Code that draws figures:
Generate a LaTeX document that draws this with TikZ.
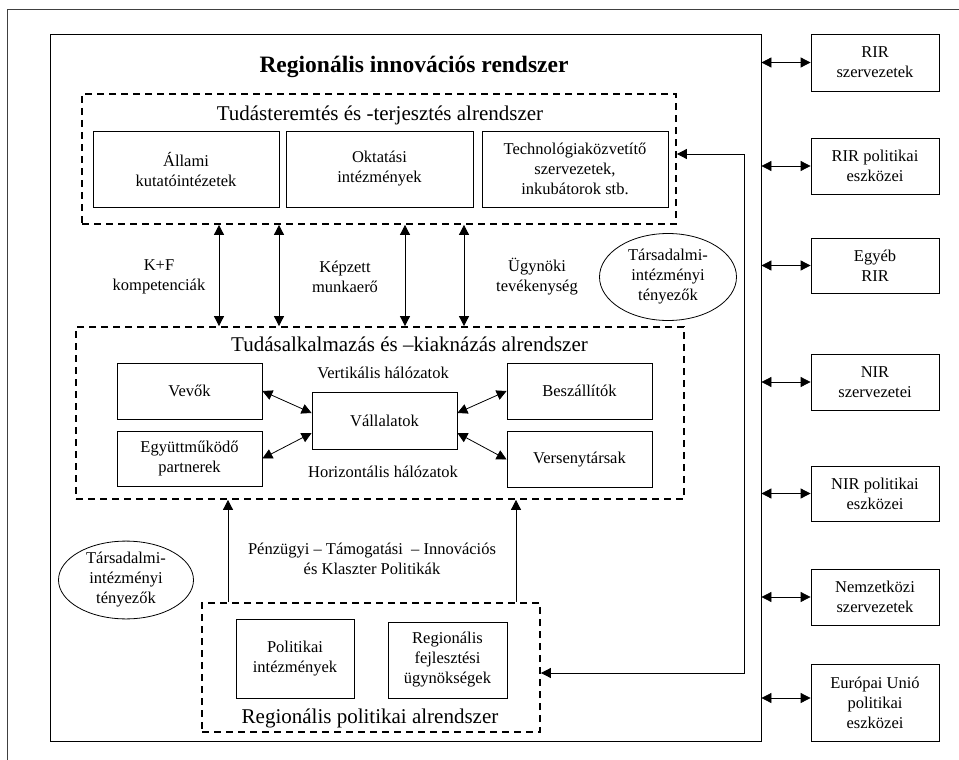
\documentclass[tikz,border=0pt]{standalone}
\usepackage{fontspec}
\setmainfont{Liberation Serif}
\usetikzlibrary{arrows.meta,shapes.geometric}
\begin{document}
\begin{tikzpicture}[x=1pt,y=-1pt,
  txt/.style={font=\fontsize{16.5}{20}\selectfont, align=center, inner sep=0pt},
  head/.style={font=\fontsize{21}{24}\selectfont, inner sep=0pt},
  box/.style={txt, draw, line width=0.8pt},
  dbox/.style={draw, line width=1.8pt, dash pattern=on 7pt off 5pt, inner sep=0pt},
  ell/.style={txt, draw, ellipse, line width=0.8pt},
  tip/.tip={Triangle[width=10pt,length=10pt]},
  dbl/.style={line width=0.8pt, tip-tip},
  sgl/.style={line width=0.8pt, -tip}]
\useasboundingbox (0,0) rectangle (959,760);
% outer frame
\draw[line width=0.8pt, black!75] (7,760) -- (7,9) -- (959,9);
% main box
\node[draw, line width=0.8pt, minimum width=711pt, minimum height=707pt, inner sep=0pt] (main) at (405.5,387.5) {};
\node[font=\bfseries\fontsize{23.5}{26}\selectfont, inner sep=0pt] (title) at (414,67) {Regionális innovációs rendszer};
% top subsystem
\node[dbox, minimum width=594pt, minimum height=130pt] (topdash) at (379,159) {};
\node[head] (toptitle) at (380,115) {Tudásteremtés és -terjesztés alrendszer};
\node[box, minimum width=186pt, minimum height=76pt] (allami) at (186,169) {Állami\\kutatóintézetek};
\node[box, minimum width=187pt, minimum height=76pt] (oktat) at (379.5,169) {Oktatási\\intézmények};
\node[box, minimum width=186pt, minimum height=76pt] (techno) at (575,169) {Technológiaközvetítő\\szervezetek,\\inkubátorok stb.};
% middle subsystem
\node[dbox, minimum width=608pt, minimum height=172pt] (middash) at (380,413) {};
\node[head] (midtitle) at (409.5,344) {Tudásalkalmazás és –kiaknázás alrendszer};
\node[box, minimum width=145pt, minimum height=56pt] (vevok) at (189.5,391) {Vevők};
\node[box, minimum width=145pt, minimum height=55pt] (egyutt) at (189.5,458.5) {Együttműködő\\partnerek};
\node[box, minimum width=145pt, minimum height=57pt] (vall) at (384.5,420.5) {Vállalatok};
\node[box, minimum width=145pt, minimum height=56pt] (beszall) at (579.5,391) {Beszállítók};
\node[box, minimum width=145pt, minimum height=56pt] (verseny) at (579.5,459.5) {Versenytársak};
\node[txt] (vert) at (383,373) {Vertikális hálózatok};
\node[txt] (horiz) at (383,472) {Horizontális hálózatok};
\draw[dbl] (vevok.east) -- ([yshift=7.5pt]vall.west);
\draw[dbl] (egyutt.east) -- ([yshift=-12.5pt]vall.west);
\draw[dbl] (beszall.west) -- ([yshift=7.5pt]vall.east);
\draw[dbl] (verseny.west) -- ([yshift=-12.5pt]vall.east);
% flows between top and middle
\coordinate (v1) at (219,0);
\coordinate (v2) at (279,0);
\coordinate (v3) at (405,0);
\coordinate (v4) at (464,0);
\foreach \v in {v1,v2,v3,v4} \draw[dbl] (\v |- topdash.south) -- (\v |- middash.north);
\node[txt] (kf) at (159,277) {K+F\\kompetenciák};
\node[txt] (kepz) at (345,277) {Képzett\\munkaerő};
\node[txt] (ugyn) at (537,277) {Ügynöki\\tevékenység};
\node[ell, minimum width=137pt, minimum height=87pt] (tarsA) at (668,277) {Társadalmi-\\intézményi\\tényezők};
% bottom subsystem
\node[dbox, minimum width=338pt, minimum height=129pt] (botdash) at (371,667.5) {};
\node[head] (bottitle) at (370,718) {Regionális politikai alrendszer};
\node[box, minimum width=118pt, minimum height=79pt] (polint) at (295,658.5) {Politikai\\intézmények};
\node[box, minimum width=119pt, minimum height=76pt] (regfejl) at (447.5,660) {Regionális\\fejlesztési\\ügynökségek};
\node[ell, minimum width=135pt, minimum height=67pt] (tarsB) at (126,580) {Társadalmi-\\intézményi\\tényezők};
\node[txt] (penz) at (372,559) {Pénzügyi – Támogatási \ – Innovációs\\és Klaszter Politikák};
\coordinate (u1) at (228,0);
\coordinate (u2) at (516,0);
\draw[sgl] (u1 |- botdash.north) -- (u1 |- middash.south);
\draw[sgl] (u2 |- botdash.north) -- (u2 |- middash.south);
% feedback line
\coordinate (fb1) at (744,154);
\coordinate (fb2) at (744,673);
\draw[dbl] (topdash.east |- fb1) -- (fb1) -- (fb2) -- (botdash.east |- fb2);
% right column
\node[box, minimum width=128pt, minimum height=57pt] (r1) at (875,62.5) {RIR\\szervezetek};
\node[box, minimum width=128pt, minimum height=56pt] (r2) at (875,166) {RIR politikai\\eszközei};
\node[box, minimum width=128pt, minimum height=55pt] (r3) at (875,265.5) {Egyéb\\RIR};
\node[box, minimum width=128pt, minimum height=56pt] (r4) at (875,382) {NIR\\szervezetei};
\node[box, minimum width=128pt, minimum height=55pt] (r5) at (875,493.5) {NIR politikai\\eszközei};
\node[box, minimum width=128pt, minimum height=56pt] (r6) at (875,597) {Nemzetközi\\szervezetek};
\node[box, minimum width=128pt, minimum height=77pt] (r7) at (875,702.5) {Európai Unió\\politikai\\eszközei};
\foreach \r in {r1,r2,r3,r4,r5,r6} \draw[dbl] (main.east |- \r.west) -- (\r.west);
\draw[dbl] ([yshift=4.5pt]main.east |- r7.west) -- ([yshift=4.5pt]r7.west);
\end{tikzpicture}
\end{document}
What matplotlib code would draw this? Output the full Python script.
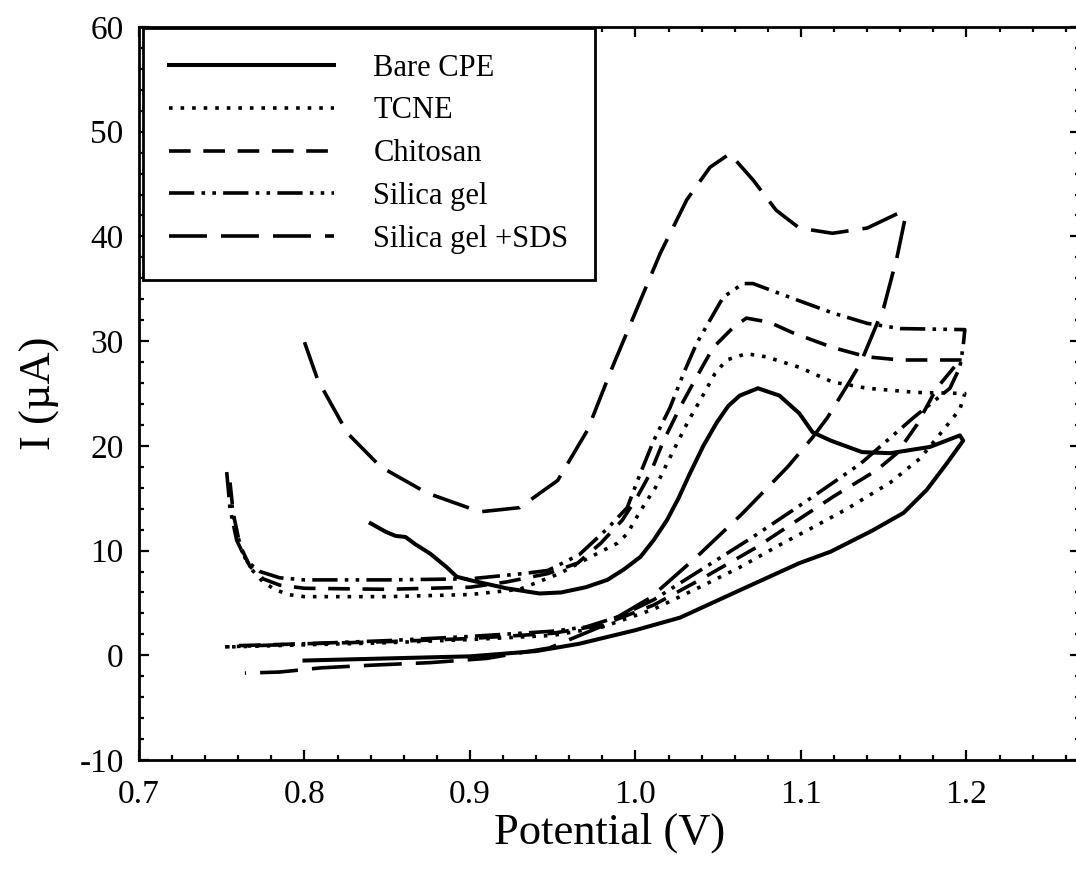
import matplotlib
matplotlib.use('Agg')
import matplotlib.pyplot as plt
from matplotlib.ticker import MultipleLocator, FormatStrFormatter

plt.rcParams['font.family'] = ['Liberation Serif', 'DejaVu Serif']
plt.rcParams['axes.unicode_minus'] = False

# Bare CPE (solid)
bare_x = [0.840, 0.849, 0.855, 0.861, 0.867, 0.876, 0.886, 0.892, 0.902, 0.922, 0.942, 0.955,
          0.970, 0.983, 0.993, 1.003, 1.011, 1.019, 1.026, 1.033, 1.041, 1.049, 1.056, 1.063,
          1.074, 1.087, 1.099, 1.107, 1.118, 1.137, 1.154, 1.178, 1.196,
          1.198, 1.188, 1.176, 1.162, 1.143, 1.118, 1.099, 1.067, 1.027, 1.000, 0.966, 0.940,
          0.900, 0.850, 0.800]
bare_y = [12.6, 11.8, 11.4, 11.3, 10.6, 9.7, 8.4, 7.5, 7.1, 6.4, 5.9, 6.0,
          6.5, 7.2, 8.2, 9.4, 11.0, 12.9, 15.0, 17.4, 20.0, 22.2, 23.8, 24.8,
          25.5, 24.8, 23.1, 21.3, 20.5, 19.4, 19.3, 19.9, 21.0,
          20.5, 18.3, 15.8, 13.6, 11.9, 9.9, 8.8, 6.5, 3.6, 2.4, 1.1, 0.4,
          -0.1, -0.3, -0.5]

# TCNE (dotted)
tcne_x = [0.755, 0.758, 0.762, 0.768, 0.775, 0.782, 0.790, 0.800, 0.850, 0.900, 0.930, 0.954,
          0.973, 0.989, 0.995, 1.003, 1.012, 1.019, 1.025, 1.032, 1.040, 1.048, 1.055, 1.067,
          1.079, 1.099, 1.119, 1.140, 1.170, 1.199,
          1.196, 1.187, 1.172, 1.154, 1.128, 1.107, 1.089, 1.063, 1.040, 1.011, 0.980, 0.950,
          0.900, 0.850, 0.800, 0.755]
tcne_y = [15.5, 12.5, 10.0, 8.2, 7.0, 6.3, 5.8, 5.6, 5.6, 5.8, 6.3, 7.8,
          9.4, 10.7, 11.6, 13.8, 16.0, 18.3, 20.2, 22.4, 24.6, 26.9, 28.2, 28.8,
          28.5, 27.5, 26.1, 25.5, 25.1, 25.0,
          23.5, 21.7, 18.8, 16.5, 14.0, 12.2, 10.7, 8.4, 6.6, 4.4, 2.7, 1.9,
          1.5, 1.2, 1.0, 0.8]

# Chitosan (dashed)
chit_x = [0.755, 0.757, 0.761, 0.767, 0.775, 0.785, 0.800, 0.850, 0.900, 0.922, 0.947, 0.965,
          0.979, 0.992, 1.001, 1.009, 1.017, 1.027, 1.037, 1.047, 1.059, 1.067, 1.081, 1.095,
          1.119, 1.140, 1.160, 1.198,
          1.193, 1.182, 1.170, 1.158, 1.146, 1.120, 1.095, 1.073, 1.040, 1.011, 0.980, 0.950,
          0.900, 0.850, 0.800, 0.755]
chit_y = [16.5, 13.5, 10.5, 8.5, 7.3, 6.7, 6.4, 6.3, 6.5, 7.0, 7.8, 8.8,
          10.7, 12.9, 15.1, 17.4, 20.5, 23.7, 26.6, 29.4, 31.3, 32.2, 31.8, 30.8,
          29.4, 28.5, 28.2, 28.2,
          27.6, 25.5, 22.0, 19.3, 17.7, 15.2, 12.6, 10.3, 7.3, 4.8, 2.9, 2.1,
          1.6, 1.3, 1.1, 0.9]

# Silica gel (dash-dot-dot)
sil_x = [0.753, 0.755, 0.759, 0.765, 0.773, 0.785, 0.800, 0.850, 0.900, 0.932, 0.947, 0.966,
         0.983, 0.995, 1.003, 1.011, 1.021, 1.029, 1.037, 1.045, 1.053, 1.065, 1.071, 1.093,
         1.119, 1.140, 1.160, 1.199,
         1.198, 1.196, 1.190, 1.168, 1.136, 1.104, 1.071, 1.040, 1.011, 0.990, 0.970, 0.950,
         0.900, 0.850, 0.800, 0.752]
sil_y = [17.5, 14.0, 11.0, 9.0, 8.0, 7.4, 7.2, 7.2, 7.3, 7.8, 8.1, 9.6,
         12.1, 14.1, 17.4, 20.5, 23.7, 26.9, 29.8, 32.0, 34.2, 35.5, 35.5, 34.2,
         32.7, 31.7, 31.2, 31.1,
         29.5, 27.5, 25.5, 22.7, 18.3, 14.8, 11.3, 8.2, 5.3, 3.7, 2.7, 2.3,
         1.8, 1.4, 1.1, 0.8]

# Silica gel + SDS (long dash)
sds_x = [0.800, 0.808, 0.826, 0.846, 0.874, 0.906, 0.930, 0.953, 0.971, 0.986, 1.003, 1.015,
         1.031, 1.045, 1.057, 1.071, 1.085, 1.099, 1.119, 1.140, 1.160, 1.163,
         1.158, 1.150, 1.136, 1.130, 1.116, 1.107, 1.092, 1.065, 1.037, 1.009, 0.980, 0.948,
         0.910, 0.876, 0.840, 0.810, 0.785, 0.764]
sds_y = [29.9, 26.3, 21.2, 18.0, 15.5, 13.7, 14.1, 16.7, 21.5, 27.5, 33.9, 38.4,
         43.5, 46.6, 47.9, 45.4, 42.5, 40.8, 40.3, 40.8, 42.3, 41.8,
         38.0, 33.2, 27.9, 26.3, 22.7, 20.8, 18.0, 13.6, 9.4, 5.5, 2.8, 0.7,
         -0.3, -0.7, -0.95, -1.2, -1.6, -1.7]

labels = ['Bare CPE', 'TCNE', 'Chitosan', 'Silica gel', 'Silica gel +SDS']

fig = plt.figure(figsize=(10.76, 8.71), dpi=100)
ax = fig.add_axes([139 / 1076, 111 / 871, 941 / 1076, 733 / 871])

lw = 2.6
ax.plot(bare_x, bare_y, color='black', lw=lw + 0.3, linestyle='-', label=labels[0])
ax.plot(tcne_x, tcne_y, color='black', lw=lw, linestyle=(0, (1, 2.2)), label=labels[1])
ax.plot(chit_x, chit_y, color='black', lw=lw, linestyle=(0, (6.0, 3.5)), label=labels[2])
ax.plot(sil_x, sil_y, color='black', lw=lw, linestyle=(0, (7.0, 2.0, 1, 2.0, 1, 2.0)), label=labels[3])
ax.plot(sds_x, sds_y, color='black', lw=lw, linestyle=(0, (10.5, 3.9)), label=labels[4])

ax.set_xlim(0.7, 1.2686)
ax.set_ylim(-10, 60)
ax.xaxis.set_major_locator(MultipleLocator(0.1))
ax.xaxis.set_minor_locator(MultipleLocator(0.02))
ax.yaxis.set_major_locator(MultipleLocator(10))
ax.yaxis.set_minor_locator(MultipleLocator(2))
ax.xaxis.set_major_formatter(FormatStrFormatter('%.1f'))

ax.tick_params(which='both', direction='in', top=True, right=True, width=1.6)
ax.tick_params(which='major', length=7)
ax.tick_params(which='minor', length=3.5)
ax.tick_params(axis='x', labelsize=24, pad=14)
ax.tick_params(axis='y', labelsize=24, pad=11)
for s in ax.spines.values():
    s.set_linewidth(2.0)

ax.set_xlabel('Potential (V)', fontsize=32, labelpad=2)
ax.set_ylabel('I (\u00b5A)', fontsize=32, labelpad=14)

leg = ax.legend(loc='upper left', bbox_to_anchor=(0.004, 0.999), borderaxespad=0,
                fontsize=22, handlelength=5.4, handletextpad=1.3, labelspacing=0.45,
                borderpad=0.85, fancybox=False, framealpha=1, edgecolor='black')
leg.get_frame().set_linewidth(2.0)

fig.savefig('out.png', dpi=100)
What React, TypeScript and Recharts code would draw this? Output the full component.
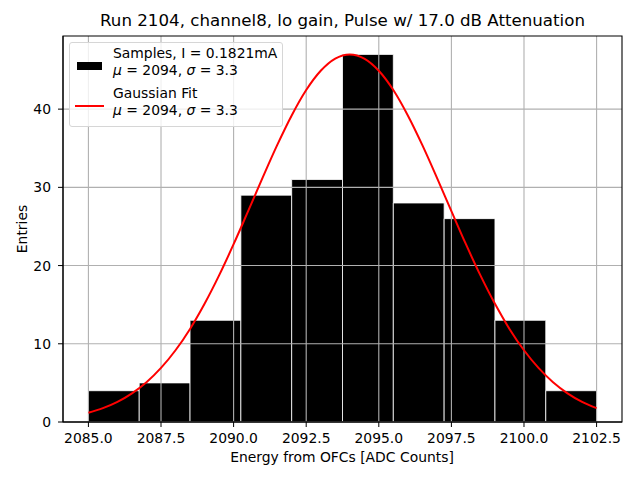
import React from 'react';
import {
  ComposedChart,
  Line,
  XAxis,
  YAxis,
  CartesianGrid,
  ReferenceArea,
} from 'recharts';

// histogram bins (left edges), bin width and counts
const binEdges = [2085, 2086.75, 2088.5, 2090.25, 2092, 2093.75, 2095.5, 2097.25, 2099, 2100.75, 2102.5];
const counts = [4, 5, 13, 29, 31, 47, 28, 26, 13, 4];

// gaussian fit curve
const fitX = [
  2085, 2085.5, 2086, 2086.5, 2087, 2087.5, 2088, 2088.5, 2089, 2089.5, 2090, 2090.5,
  2091, 2091.5, 2092, 2092.5, 2093, 2093.5, 2094, 2094.5, 2095, 2095.5, 2096, 2096.5,
  2097, 2097.5, 2098, 2098.5, 2099, 2099.5, 2100, 2100.5, 2101, 2101.5, 2102, 2102.5,
];
const fitY = [
  1.19, 1.77, 2.57, 3.66, 5.08, 6.91, 9.17, 11.9, 15.11, 18.74, 22.73, 26.96,
  31.24, 35.39, 39.19, 42.44, 44.91, 46.47, 47.0, 46.47, 44.91, 42.44, 39.19, 35.39,
  31.24, 26.96, 22.73, 18.74, 15.11, 11.9, 9.17, 6.91, 5.08, 3.66, 2.57, 1.77,
];

const xTicks = [2085, 2087.5, 2090, 2092.5, 2095, 2097.5, 2100, 2102.5];
const yTicks = [0, 10, 20, 30, 40];
const xDomain = [2084.125, 2103.375];
const yDomain = [0, 49.35];

const FONT = 'DejaVu Sans, sans-serif';

const curve = fitX.map((x, i) => ({ x, fit: fitY[i] }));

const Legend = () => (
  <div
    style={{
      position: 'absolute',
      left: 69,
      top: 42,
      width: 212,
      height: 83,
      border: '1px solid #d6d6d6',
      borderRadius: 3,
      background: 'rgba(255,255,255,0.8)',
      fontFamily: FONT,
      fontSize: 13.9,
      color: '#000',
    }}
  >
    <div style={{ position: 'absolute', left: 7, top: 19, width: 25, height: 8, background: '#000' }} />
    <div style={{ position: 'absolute', left: 5, top: 62, width: 29, height: 2, background: 'red' }} />
    <div style={{ position: 'absolute', left: 43, top: 2, lineHeight: '17.4px', whiteSpace: 'nowrap' }}>
      <div>Samples, I = 0.1821mA</div>
      <div>
        <i>μ</i> = 2094, <i>σ</i> = 3.3
      </div>
      <div style={{ marginTop: 5 }}>Gaussian Fit</div>
      <div>
        <i>μ</i> = 2094, <i>σ</i> = 3.3
      </div>
    </div>
  </div>
);

export default function App() {
  return (
    <div style={{ position: 'absolute', left: 0, top: 0, width: 640, height: 480, background: '#fff' }}>
      <div
        style={{
          position: 'absolute',
          left: 0,
          width: 685,
          top: 11,
          textAlign: 'center',
          fontFamily: FONT,
          fontSize: 16.67,
          whiteSpace: 'nowrap',
        }}
      >
        Run 2104, channel8, lo gain, Pulse w/ 17.0 dB Attenuation
      </div>
      <ComposedChart
        width={640}
        height={480}
        data={curve}
        margin={{ top: 36, right: 18, bottom: 0, left: 0 }}
        style={{ position: 'absolute', left: 0, top: 0 }}
      >
        {binEdges.slice(0, -1).map((x1, i) => (
          <ReferenceArea
            key={i}
            x1={x1}
            x2={binEdges[i + 1]}
            y1={0}
            y2={counts[i]}
            fill="#000"
            fillOpacity={1}
            stroke="#fff"
            strokeWidth={1}
            strokeOpacity={0.8}
            zIndex={100}
          />
        ))}
        <CartesianGrid
          stroke="#b0b0b0"
          strokeWidth={1.1}
          horizontalValues={yTicks}
          verticalValues={xTicks}
          zIndex={200}
        />
        {/* axes frame (top and right spines too) */}
        <ReferenceArea
          x1={xDomain[0]}
          x2={xDomain[1]}
          y1={yDomain[0]}
          y2={yDomain[1]}
          fill="none"
          stroke="#000"
          strokeWidth={1.1}
          ifOverflow="visible"
          zIndex={600}
        />
        <XAxis
          dataKey="x"
          type="number"
          domain={xDomain}
          ticks={xTicks}
          allowDataOverflow
          tickFormatter={(v: number) => v.toFixed(1)}
          height={58}
          tickSize={5}
          tickMargin={6}
          stroke="#000"
          tick={{ fill: '#000', fontSize: 13.9, fontFamily: FONT }}
          label={{
            content: () => (
              <text x={342} y={462} textAnchor="middle" fontFamily={FONT} fontSize={13.9} fill="#000">
                Energy from OFCs [ADC Counts]
              </text>
            ),
          }}
        />
        <YAxis
          type="number"
          domain={yDomain}
          ticks={yTicks}
          allowDataOverflow
          width={63}
          tickSize={5}
          tickMargin={7}
          stroke="#000"
          tick={{ fill: '#000', fontSize: 13.9, fontFamily: FONT }}
          label={{
            content: () => (
              <text
                x={22}
                y={229}
                transform="rotate(-90 22 229)"
                textAnchor="middle"
                dominantBaseline="central"
                fontFamily={FONT}
                fontSize={13.9}
                fill="#000"
              >
                Entries
              </text>
            ),
          }}
        />
        <Line
          dataKey="fit"
          type="monotone"
          stroke="red"
          strokeWidth={2}
          dot={false}
          isAnimationActive={false}
          zIndex={400}
        />
      </ComposedChart>
      <Legend />
    </div>
  );
}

Instructions for the task:
In the entries above, find the line that contains "What React, TypeScript" and the line that contains "26, 13, 4];". Reproduce exactly those two lines and every line between them, but not the pictures.

Result for this exercise:
What React, TypeScript and Recharts code would draw this? Output the full component.
import React from 'react';
import {
  ComposedChart,
  Line,
  XAxis,
  YAxis,
  CartesianGrid,
  ReferenceArea,
} from 'recharts';

// histogram bins (left edges), bin width and counts
const binEdges = [2085, 2086.75, 2088.5, 2090.25, 2092, 2093.75, 2095.5, 2097.25, 2099, 2100.75, 2102.5];
const counts = [4, 5, 13, 29, 31, 47, 28, 26, 13, 4];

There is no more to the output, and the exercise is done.